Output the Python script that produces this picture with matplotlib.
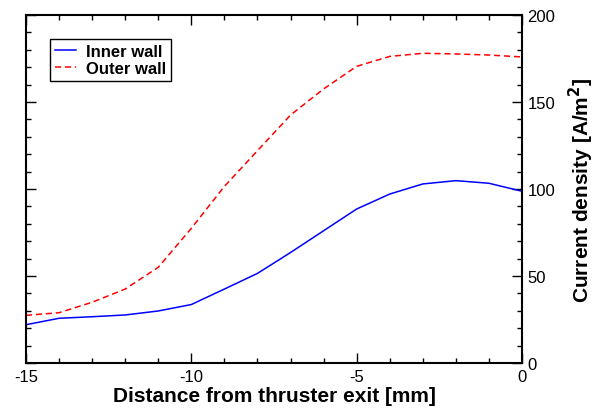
import numpy as np
import matplotlib
matplotlib.use('Agg')
from matplotlib import pyplot as plt
from matplotlib.ticker import MultipleLocator

plt.rcParams['font.family'] = ['Liberation Sans', 'DejaVu Sans']
plt.rcParams['axes.unicode_minus'] = False

# distance from the exit plane [mm]
dist = [-15, -14, -13, -12, -11, -10, -9, -8, -7, -6, -5, -4, -3, -2, -1, 0]
# current density [A/m^2]
inner_wall = [22.0, 25.7, 26.6, 27.6, 29.9, 33.6, 42.5, 51.5, 63.5, 76.0,
              88.5, 97.1, 102.9, 104.8, 103.3, 98.7]
outer_wall = [27.4, 28.9, 34.9, 42.5, 55.0, 77.4, 101.5, 122.0, 142.5, 157.5,
              170.5, 176.2, 178.0, 177.6, 177.0, 175.9]

fig = plt.figure(figsize=(5.95, 4.1), dpi=100)
ax = fig.add_axes([26/595, 1-364/410, 496/595, 348/410])

ax.plot(dist, inner_wall, color='#0000ff', lw=1.1, label='Inner wall')
ax.plot(dist, outer_wall, color='#ff0000', lw=1.1, linestyle=(0, (4, 2.5)),
        label='Outer wall')

ax.set_xlim(-15, 0)
ax.set_ylim(0, 200)
ax.xaxis.set_major_locator(MultipleLocator(5))
ax.xaxis.set_minor_locator(MultipleLocator(1))
ax.yaxis.set_major_locator(MultipleLocator(50))
ax.yaxis.set_minor_locator(MultipleLocator(10))

for s in ax.spines.values():
    s.set_linewidth(1.5)

ax.tick_params(which='both', direction='in', top=True, bottom=True,
               left=True, right=True, labelleft=False, labelright=True,
               labelsize=12, width=1.0, pad=4)
ax.tick_params(which='major', length=7)
ax.tick_params(which='minor', length=3.5)

ax.set_xlabel('Distance from thruster exit [mm]', fontsize=15,
              fontweight='bold', labelpad=2)
ax.yaxis.set_label_position('right')
ax.set_ylabel('Current density [A/m$^\\mathbf{2}$]', fontsize=15,
              fontweight='bold', labelpad=8)

leg = ax.legend(loc='upper left', bbox_to_anchor=(0.048, 0.931),
                prop={'size': 12, 'weight': 'bold'}, fancybox=False,
                framealpha=1, edgecolor='black', handlelength=1.25,
                handletextpad=0.6, labelspacing=0.1, borderpad=0.3,
                borderaxespad=0)
leg.get_frame().set_linewidth(1.0)

fig.savefig('out.png', dpi=100)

# # # # #

Every line from the start of the listing above through the line with "plt.rcParams['axes.unicode_minus'] = False" should be repeated exactly; skip the pictures and add nothing else.

#### Complete answer
Output the Python script that produces this picture with matplotlib.
import numpy as np
import matplotlib
matplotlib.use('Agg')
from matplotlib import pyplot as plt
from matplotlib.ticker import MultipleLocator

plt.rcParams['font.family'] = ['Liberation Sans', 'DejaVu Sans']
plt.rcParams['axes.unicode_minus'] = False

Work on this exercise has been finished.